Taking the Guns Out of Irish Politics

The decommissioning of weapons in Northern Ireland ought to be a simple enough affair.

The parties which previously spoke for terrorist organizations on both extremes of the political spectrum are now locked in dialogue and committed to principles of nonviolence. All but one of the myriad terrorist organizations has now declared a cease-fire. An international decommissioning body has been appointed to help with the disposal of weapons. Moreover, the British and Irish governments are in complete agreement as to how to proceed.

It seems strange, in that light, that six months after the parties negotiated a peaceful framework for progress — now known as the Good Friday Agreement — not one of the millions of bullets, thousands of rifles or tons of explosives has been removed from the terrorist arsenal. The reason is that historical factors are at work. But as so often happens they are as much a hindrance as a help.

On October 11, in the republican village of Rosslea, Northern Ireland, a plaque linking a rebellion that occurred in 1798 and the present IRA’s campaign since 1969 was unveiled. Many republicans — including most of those who support the IRA — see the last eight hundred years as a period of continual resistance to British rule in Ireland. Contemplating an end to violence, they feel they must not do anything that would result in the struggle being seen as having ended in defeat. By handing in weapons, many feel that they would, in effect, be surrendering.

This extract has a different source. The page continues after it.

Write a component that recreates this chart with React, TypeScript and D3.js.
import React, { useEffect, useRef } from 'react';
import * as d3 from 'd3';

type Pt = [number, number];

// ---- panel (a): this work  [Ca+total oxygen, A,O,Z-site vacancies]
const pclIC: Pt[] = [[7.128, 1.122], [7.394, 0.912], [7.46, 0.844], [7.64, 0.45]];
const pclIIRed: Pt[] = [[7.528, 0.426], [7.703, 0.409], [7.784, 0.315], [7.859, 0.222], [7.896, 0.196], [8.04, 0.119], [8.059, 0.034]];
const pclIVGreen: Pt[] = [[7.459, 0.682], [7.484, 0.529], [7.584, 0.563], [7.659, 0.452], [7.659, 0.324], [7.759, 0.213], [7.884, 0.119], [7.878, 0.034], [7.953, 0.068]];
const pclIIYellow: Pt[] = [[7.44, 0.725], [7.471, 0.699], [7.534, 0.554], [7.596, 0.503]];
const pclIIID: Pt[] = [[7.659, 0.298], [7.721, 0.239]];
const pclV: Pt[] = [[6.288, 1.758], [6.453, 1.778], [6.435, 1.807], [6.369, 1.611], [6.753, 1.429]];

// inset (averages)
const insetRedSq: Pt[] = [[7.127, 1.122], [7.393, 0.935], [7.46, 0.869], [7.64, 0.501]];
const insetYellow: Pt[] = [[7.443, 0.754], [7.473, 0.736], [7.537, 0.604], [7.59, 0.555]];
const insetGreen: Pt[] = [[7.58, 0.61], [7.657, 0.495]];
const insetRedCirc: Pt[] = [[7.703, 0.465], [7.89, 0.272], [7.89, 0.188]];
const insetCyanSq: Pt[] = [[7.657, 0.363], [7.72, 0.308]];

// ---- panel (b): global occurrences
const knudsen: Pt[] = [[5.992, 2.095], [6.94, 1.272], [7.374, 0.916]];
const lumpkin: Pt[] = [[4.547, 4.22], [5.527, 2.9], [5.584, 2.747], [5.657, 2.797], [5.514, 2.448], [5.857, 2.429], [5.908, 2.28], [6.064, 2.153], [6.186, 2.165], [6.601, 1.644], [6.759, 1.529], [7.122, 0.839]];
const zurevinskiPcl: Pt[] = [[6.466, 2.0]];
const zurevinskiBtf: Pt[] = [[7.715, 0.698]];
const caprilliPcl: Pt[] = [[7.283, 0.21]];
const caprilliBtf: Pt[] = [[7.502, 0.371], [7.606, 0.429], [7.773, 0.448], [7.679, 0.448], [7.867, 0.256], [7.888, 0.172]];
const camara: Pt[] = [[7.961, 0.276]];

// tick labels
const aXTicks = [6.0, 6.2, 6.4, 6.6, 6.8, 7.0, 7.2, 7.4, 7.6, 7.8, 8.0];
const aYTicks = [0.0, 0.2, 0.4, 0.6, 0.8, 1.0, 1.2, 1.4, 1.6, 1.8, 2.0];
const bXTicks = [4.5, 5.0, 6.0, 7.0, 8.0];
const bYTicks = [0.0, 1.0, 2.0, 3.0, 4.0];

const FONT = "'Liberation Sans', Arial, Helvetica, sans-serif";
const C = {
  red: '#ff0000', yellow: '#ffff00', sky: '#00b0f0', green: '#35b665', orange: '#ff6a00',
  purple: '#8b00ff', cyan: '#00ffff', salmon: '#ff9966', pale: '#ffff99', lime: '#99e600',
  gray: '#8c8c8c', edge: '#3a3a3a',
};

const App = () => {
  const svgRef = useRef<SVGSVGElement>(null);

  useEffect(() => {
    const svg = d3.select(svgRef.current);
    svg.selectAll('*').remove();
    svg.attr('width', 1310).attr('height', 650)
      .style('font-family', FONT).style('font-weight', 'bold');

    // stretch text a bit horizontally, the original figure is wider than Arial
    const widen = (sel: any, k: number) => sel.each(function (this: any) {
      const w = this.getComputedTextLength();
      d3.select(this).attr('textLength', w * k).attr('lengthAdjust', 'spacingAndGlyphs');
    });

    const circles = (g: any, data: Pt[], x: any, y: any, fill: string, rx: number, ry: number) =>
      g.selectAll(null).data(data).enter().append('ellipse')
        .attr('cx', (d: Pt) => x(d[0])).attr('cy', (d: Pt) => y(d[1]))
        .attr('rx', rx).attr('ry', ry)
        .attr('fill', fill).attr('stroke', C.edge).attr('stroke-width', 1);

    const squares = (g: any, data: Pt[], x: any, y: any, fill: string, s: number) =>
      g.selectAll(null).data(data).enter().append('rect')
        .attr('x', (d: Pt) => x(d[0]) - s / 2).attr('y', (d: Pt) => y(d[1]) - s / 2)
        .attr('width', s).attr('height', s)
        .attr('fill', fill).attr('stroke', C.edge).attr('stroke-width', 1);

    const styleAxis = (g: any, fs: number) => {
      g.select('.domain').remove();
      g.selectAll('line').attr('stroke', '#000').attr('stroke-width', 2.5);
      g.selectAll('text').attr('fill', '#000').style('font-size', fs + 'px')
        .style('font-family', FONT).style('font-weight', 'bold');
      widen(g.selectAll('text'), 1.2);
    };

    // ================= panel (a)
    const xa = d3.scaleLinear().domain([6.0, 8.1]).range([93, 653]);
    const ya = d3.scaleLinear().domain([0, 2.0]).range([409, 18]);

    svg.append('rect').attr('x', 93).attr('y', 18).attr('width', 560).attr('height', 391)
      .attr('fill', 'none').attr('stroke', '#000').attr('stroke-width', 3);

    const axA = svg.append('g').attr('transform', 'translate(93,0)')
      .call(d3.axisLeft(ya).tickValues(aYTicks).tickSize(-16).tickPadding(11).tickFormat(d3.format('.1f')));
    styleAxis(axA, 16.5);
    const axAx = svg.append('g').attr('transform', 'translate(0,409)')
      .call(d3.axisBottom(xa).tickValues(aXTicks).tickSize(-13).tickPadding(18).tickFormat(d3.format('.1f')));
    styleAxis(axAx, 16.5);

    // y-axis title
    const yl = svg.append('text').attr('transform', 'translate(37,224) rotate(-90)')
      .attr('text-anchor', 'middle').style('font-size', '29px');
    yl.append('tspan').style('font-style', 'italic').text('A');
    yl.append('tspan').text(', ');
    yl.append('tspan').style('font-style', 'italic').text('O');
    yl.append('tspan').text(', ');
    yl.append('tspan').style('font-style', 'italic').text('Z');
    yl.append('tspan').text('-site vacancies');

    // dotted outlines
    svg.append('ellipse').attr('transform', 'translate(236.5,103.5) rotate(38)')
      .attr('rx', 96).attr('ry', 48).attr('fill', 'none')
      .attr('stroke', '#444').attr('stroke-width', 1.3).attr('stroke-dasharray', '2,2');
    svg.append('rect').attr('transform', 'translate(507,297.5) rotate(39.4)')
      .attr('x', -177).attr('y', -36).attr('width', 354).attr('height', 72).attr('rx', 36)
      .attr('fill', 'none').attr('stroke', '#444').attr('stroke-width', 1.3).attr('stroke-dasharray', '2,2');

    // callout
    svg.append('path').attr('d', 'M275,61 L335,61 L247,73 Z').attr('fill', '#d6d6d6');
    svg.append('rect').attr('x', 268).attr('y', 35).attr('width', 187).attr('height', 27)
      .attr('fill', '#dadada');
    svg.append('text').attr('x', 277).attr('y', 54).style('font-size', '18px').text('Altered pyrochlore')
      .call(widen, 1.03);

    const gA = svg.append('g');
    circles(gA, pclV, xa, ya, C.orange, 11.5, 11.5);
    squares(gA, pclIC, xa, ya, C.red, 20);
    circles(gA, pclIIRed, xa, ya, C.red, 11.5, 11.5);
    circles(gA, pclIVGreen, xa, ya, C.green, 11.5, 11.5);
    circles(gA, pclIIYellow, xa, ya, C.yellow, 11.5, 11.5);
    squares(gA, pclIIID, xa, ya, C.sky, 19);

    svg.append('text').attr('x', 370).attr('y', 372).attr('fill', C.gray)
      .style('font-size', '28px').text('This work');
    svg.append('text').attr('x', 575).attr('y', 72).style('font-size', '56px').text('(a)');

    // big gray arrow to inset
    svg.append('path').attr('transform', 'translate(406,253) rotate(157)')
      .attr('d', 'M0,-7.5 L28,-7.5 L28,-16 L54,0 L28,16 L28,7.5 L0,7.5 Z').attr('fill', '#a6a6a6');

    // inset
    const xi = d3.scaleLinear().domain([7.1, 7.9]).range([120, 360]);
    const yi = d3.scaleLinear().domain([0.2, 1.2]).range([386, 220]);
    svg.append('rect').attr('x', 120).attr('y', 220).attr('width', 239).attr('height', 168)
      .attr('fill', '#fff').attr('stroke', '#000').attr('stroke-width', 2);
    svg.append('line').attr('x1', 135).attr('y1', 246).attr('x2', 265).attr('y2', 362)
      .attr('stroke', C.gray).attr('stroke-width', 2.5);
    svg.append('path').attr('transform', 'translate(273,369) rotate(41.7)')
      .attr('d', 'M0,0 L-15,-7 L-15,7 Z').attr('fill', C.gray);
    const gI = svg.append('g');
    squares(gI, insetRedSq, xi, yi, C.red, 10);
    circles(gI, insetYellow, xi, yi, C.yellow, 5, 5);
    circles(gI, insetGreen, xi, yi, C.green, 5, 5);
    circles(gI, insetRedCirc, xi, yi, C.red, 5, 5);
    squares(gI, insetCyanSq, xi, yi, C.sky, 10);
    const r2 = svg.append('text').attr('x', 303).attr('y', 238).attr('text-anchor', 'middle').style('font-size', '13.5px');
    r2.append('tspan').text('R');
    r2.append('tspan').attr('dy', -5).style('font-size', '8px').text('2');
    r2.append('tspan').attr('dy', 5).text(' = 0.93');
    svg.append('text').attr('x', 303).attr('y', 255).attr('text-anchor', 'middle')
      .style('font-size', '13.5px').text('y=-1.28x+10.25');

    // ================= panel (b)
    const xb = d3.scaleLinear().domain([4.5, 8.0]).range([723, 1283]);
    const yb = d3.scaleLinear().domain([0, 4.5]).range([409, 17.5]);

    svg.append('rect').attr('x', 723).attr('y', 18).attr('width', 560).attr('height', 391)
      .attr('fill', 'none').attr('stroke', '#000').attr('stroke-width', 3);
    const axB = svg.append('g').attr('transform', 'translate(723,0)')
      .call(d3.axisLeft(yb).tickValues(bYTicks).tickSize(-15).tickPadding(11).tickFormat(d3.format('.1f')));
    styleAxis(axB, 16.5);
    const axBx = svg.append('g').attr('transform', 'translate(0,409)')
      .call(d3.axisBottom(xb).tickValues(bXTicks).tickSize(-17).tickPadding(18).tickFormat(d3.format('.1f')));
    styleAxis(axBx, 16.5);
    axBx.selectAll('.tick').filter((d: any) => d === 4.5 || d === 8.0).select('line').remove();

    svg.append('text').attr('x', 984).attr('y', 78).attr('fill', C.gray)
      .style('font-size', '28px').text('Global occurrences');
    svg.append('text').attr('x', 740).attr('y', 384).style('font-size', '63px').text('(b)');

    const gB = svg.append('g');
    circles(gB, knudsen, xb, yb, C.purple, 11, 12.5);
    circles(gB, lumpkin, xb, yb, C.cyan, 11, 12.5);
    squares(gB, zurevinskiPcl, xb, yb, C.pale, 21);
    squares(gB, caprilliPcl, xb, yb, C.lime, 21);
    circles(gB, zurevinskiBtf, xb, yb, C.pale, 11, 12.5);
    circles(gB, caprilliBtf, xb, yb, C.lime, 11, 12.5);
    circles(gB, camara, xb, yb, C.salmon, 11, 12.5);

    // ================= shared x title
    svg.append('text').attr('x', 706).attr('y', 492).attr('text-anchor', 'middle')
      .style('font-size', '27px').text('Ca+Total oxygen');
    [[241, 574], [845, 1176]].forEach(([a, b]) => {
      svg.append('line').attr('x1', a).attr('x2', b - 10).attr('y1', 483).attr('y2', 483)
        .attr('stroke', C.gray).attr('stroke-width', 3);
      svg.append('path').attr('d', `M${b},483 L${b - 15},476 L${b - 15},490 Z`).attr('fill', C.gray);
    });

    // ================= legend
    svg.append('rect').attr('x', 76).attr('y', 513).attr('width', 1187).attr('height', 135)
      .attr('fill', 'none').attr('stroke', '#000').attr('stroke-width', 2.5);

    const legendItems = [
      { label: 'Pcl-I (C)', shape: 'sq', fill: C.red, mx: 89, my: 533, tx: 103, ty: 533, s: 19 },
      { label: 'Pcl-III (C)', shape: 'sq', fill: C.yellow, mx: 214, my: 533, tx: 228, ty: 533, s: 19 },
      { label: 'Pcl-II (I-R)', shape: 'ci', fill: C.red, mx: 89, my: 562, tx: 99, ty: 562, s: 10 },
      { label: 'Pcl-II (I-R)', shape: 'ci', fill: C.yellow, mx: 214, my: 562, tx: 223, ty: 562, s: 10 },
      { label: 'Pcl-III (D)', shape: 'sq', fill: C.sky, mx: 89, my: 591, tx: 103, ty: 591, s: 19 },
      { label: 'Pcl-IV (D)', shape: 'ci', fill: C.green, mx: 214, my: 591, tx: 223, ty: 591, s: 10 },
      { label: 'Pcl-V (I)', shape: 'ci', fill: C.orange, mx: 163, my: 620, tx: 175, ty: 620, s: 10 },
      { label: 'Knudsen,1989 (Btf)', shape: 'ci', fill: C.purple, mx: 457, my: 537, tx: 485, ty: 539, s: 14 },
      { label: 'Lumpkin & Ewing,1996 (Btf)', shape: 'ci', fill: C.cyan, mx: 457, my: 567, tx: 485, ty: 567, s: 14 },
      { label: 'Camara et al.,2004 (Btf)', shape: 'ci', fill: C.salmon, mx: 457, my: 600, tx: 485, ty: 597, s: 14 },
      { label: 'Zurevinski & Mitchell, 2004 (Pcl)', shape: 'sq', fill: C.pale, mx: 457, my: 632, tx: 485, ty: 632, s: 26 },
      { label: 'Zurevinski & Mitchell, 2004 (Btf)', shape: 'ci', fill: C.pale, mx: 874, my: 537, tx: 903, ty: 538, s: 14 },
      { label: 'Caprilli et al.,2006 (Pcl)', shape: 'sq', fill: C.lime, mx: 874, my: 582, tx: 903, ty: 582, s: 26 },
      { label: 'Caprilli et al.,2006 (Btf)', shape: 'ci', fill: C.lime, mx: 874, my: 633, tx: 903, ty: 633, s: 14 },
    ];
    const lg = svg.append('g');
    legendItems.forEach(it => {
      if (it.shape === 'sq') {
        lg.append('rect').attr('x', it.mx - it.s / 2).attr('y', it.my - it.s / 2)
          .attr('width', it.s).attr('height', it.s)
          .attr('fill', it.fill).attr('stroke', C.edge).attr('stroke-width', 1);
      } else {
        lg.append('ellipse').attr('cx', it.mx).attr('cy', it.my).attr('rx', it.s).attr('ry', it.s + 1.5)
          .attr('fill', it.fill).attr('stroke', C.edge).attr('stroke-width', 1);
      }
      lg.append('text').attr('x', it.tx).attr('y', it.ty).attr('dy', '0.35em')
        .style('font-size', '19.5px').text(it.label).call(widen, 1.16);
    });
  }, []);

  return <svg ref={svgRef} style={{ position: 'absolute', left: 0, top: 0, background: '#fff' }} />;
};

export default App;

However, as the Irish president, Mary McAleese, said recently, it is not our job to unwrite history, it is merely to script a new history. The refusal of the main republican terrorist group, the IRA, to decommission its weapons and join with others in shaping a peaceful future is the most worrying aspect of the current situation, for it holds forth the prospect of a return to violence in the future.

It is already clear that the detonators used in the recent bombing atrocity in the village of Omagh, Northern Ireland, were taken from an IRA arms dump by dissidents. Twenty-nine people died and more than three hundred were injured in this unprovoked attack. Such piracy should have been anticipated. The present IRA is itself a breakaway faction which, in 1970, armed itself by raiding other groups’ arsenals.

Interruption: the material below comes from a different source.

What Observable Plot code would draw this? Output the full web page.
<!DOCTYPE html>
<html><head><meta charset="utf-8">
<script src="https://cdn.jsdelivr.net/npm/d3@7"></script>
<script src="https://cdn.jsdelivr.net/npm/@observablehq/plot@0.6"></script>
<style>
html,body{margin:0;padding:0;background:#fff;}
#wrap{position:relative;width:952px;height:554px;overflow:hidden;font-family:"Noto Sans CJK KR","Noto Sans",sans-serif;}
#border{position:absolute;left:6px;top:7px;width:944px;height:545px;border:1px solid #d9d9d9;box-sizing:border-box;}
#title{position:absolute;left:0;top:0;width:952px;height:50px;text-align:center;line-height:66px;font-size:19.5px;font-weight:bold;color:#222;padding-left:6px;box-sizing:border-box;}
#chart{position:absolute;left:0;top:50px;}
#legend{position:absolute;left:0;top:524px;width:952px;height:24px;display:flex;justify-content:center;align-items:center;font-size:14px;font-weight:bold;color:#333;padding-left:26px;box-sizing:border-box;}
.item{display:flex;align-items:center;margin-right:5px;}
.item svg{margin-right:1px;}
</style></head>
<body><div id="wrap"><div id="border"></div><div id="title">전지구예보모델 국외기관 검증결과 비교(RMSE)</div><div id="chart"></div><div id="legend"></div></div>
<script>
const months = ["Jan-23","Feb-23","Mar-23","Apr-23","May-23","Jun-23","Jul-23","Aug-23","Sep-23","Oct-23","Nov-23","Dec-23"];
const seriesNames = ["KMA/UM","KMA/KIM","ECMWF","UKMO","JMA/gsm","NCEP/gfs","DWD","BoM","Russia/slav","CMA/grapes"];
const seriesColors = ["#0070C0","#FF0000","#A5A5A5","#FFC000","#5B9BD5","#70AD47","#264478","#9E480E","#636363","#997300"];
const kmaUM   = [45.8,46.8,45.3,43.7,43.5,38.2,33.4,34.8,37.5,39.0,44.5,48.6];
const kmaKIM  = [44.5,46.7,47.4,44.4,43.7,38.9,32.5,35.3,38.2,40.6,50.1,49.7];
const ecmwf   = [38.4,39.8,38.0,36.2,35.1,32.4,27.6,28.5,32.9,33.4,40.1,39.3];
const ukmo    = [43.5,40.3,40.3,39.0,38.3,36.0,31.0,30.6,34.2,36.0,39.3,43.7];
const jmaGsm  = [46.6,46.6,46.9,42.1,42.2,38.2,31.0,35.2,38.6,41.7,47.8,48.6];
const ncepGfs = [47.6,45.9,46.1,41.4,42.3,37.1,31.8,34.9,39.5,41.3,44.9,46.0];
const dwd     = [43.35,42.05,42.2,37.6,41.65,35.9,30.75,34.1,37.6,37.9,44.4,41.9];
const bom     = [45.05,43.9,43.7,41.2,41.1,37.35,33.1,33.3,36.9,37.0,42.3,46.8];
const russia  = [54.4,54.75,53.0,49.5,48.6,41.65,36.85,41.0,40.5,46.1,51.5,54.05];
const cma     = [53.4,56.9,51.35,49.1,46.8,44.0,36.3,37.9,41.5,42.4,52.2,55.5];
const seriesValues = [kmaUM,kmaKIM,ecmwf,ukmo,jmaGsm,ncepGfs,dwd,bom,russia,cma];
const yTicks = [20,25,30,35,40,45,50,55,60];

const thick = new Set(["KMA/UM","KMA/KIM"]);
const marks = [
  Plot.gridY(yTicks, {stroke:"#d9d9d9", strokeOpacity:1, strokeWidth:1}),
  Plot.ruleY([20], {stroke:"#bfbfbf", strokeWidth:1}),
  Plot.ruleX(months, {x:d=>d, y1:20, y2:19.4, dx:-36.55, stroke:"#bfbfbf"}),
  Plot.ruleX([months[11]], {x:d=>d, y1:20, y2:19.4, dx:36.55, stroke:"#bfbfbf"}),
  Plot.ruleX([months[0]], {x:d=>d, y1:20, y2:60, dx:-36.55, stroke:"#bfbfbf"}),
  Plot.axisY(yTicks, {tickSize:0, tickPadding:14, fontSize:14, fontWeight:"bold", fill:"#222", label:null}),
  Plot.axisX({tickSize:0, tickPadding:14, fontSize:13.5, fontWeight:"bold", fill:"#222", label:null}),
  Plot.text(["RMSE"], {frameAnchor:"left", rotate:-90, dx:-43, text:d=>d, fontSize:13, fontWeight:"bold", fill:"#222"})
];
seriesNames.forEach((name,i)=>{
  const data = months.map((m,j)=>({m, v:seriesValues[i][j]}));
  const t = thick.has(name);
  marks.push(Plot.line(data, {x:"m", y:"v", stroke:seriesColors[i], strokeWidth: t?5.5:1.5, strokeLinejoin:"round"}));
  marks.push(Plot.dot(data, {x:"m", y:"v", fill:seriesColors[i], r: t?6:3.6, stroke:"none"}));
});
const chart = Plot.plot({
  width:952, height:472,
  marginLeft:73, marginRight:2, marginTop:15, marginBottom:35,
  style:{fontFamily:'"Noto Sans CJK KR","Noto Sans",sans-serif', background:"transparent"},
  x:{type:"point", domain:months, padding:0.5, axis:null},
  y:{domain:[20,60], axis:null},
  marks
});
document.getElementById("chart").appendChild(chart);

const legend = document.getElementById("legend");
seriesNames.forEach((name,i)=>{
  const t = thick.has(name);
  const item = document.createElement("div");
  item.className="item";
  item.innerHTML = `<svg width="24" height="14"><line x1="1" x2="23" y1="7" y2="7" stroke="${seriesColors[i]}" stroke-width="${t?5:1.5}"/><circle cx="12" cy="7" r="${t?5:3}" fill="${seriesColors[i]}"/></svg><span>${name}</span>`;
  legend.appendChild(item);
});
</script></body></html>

Sean O’Callaghan, a former senior IRA officer turned informer, recalls that his first task upon joining up was to dig up some Second World War Lee Enfield rifles: they were in perfect condition, well greased and securely stored — just as two tons of Libyan-supplied Semtex explosive and thousands of East European rifles are today held in secret locations all over Ireland.

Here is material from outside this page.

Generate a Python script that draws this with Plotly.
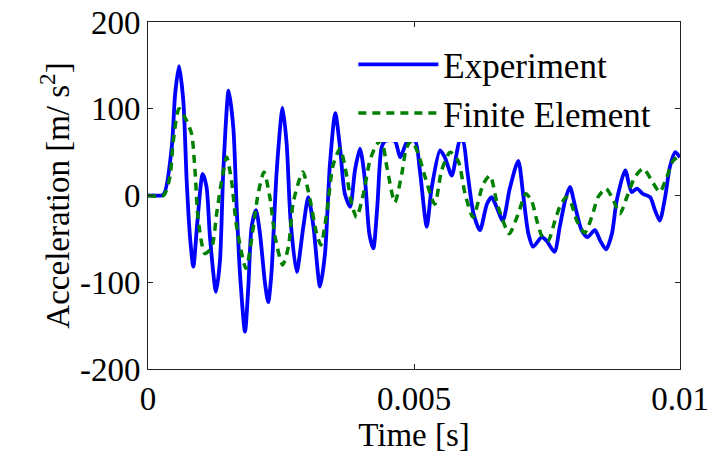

By refusing to reveal the location of these weapons, the modern IRA, and its republican sympathizers, effectively reserve the right of a future generation to take up arms again. One breakaway faction, calling itself the “Real” IRA, has already caused the death of dozens of people. Can we be sure that they will not be followed by others?

Each generation rewrites the past according to its own interests. Political activists sometimes explain the refusal to decommission terrorist weaponry by claiming that such an action is without precedent in Ireland. But are precedents relevant when lives are at stake?

Moreover, politicians should be corrected when they make such inaccurate claims. In fact, there is a history of arms decommissioning in Ireland, but it is not one which would appeal much to the IRA or its republican sympathizers. In Easter 1916, as others began the Rising in Dublin, the Cork contingent of the Irish Republican Brotherhood handed its weapons over to members of the clergy known to have been in discussion with the British authorities.

Following the Irish War of Independence, which led to the creation of Northern and Southern Ireland, the British Army handed weapons over for the use of the embryonic Irish Army. Through local and unofficial agreements many IRA weapons likewise made their way into the arsenal. Other weapons were handed in on loan in 1939, on the eve of the Second World War, never to be reclaimed.

There are other precedents to be found elsewhere. In the 1980s one branch of ETA, the Basque terrorist organization, simply destroyed its own weapons. In the early 1990s, the various factions in El Salvador decommissioned their weapons by using the United Nations as an intermediary.

Loyalist terrorists in Northern Ireland have offered to decommission in parallel with their republican counterparts. The time has now come for the IRA to begin that process. If it does not, then people who are not yet born may die as a historic conflict enters its ninth century.


Sean McDougall is Research Fellow at the Institute of Contemporary British History, University of London. He co-edited "The Northern Ireland Question in British Politics" (1996).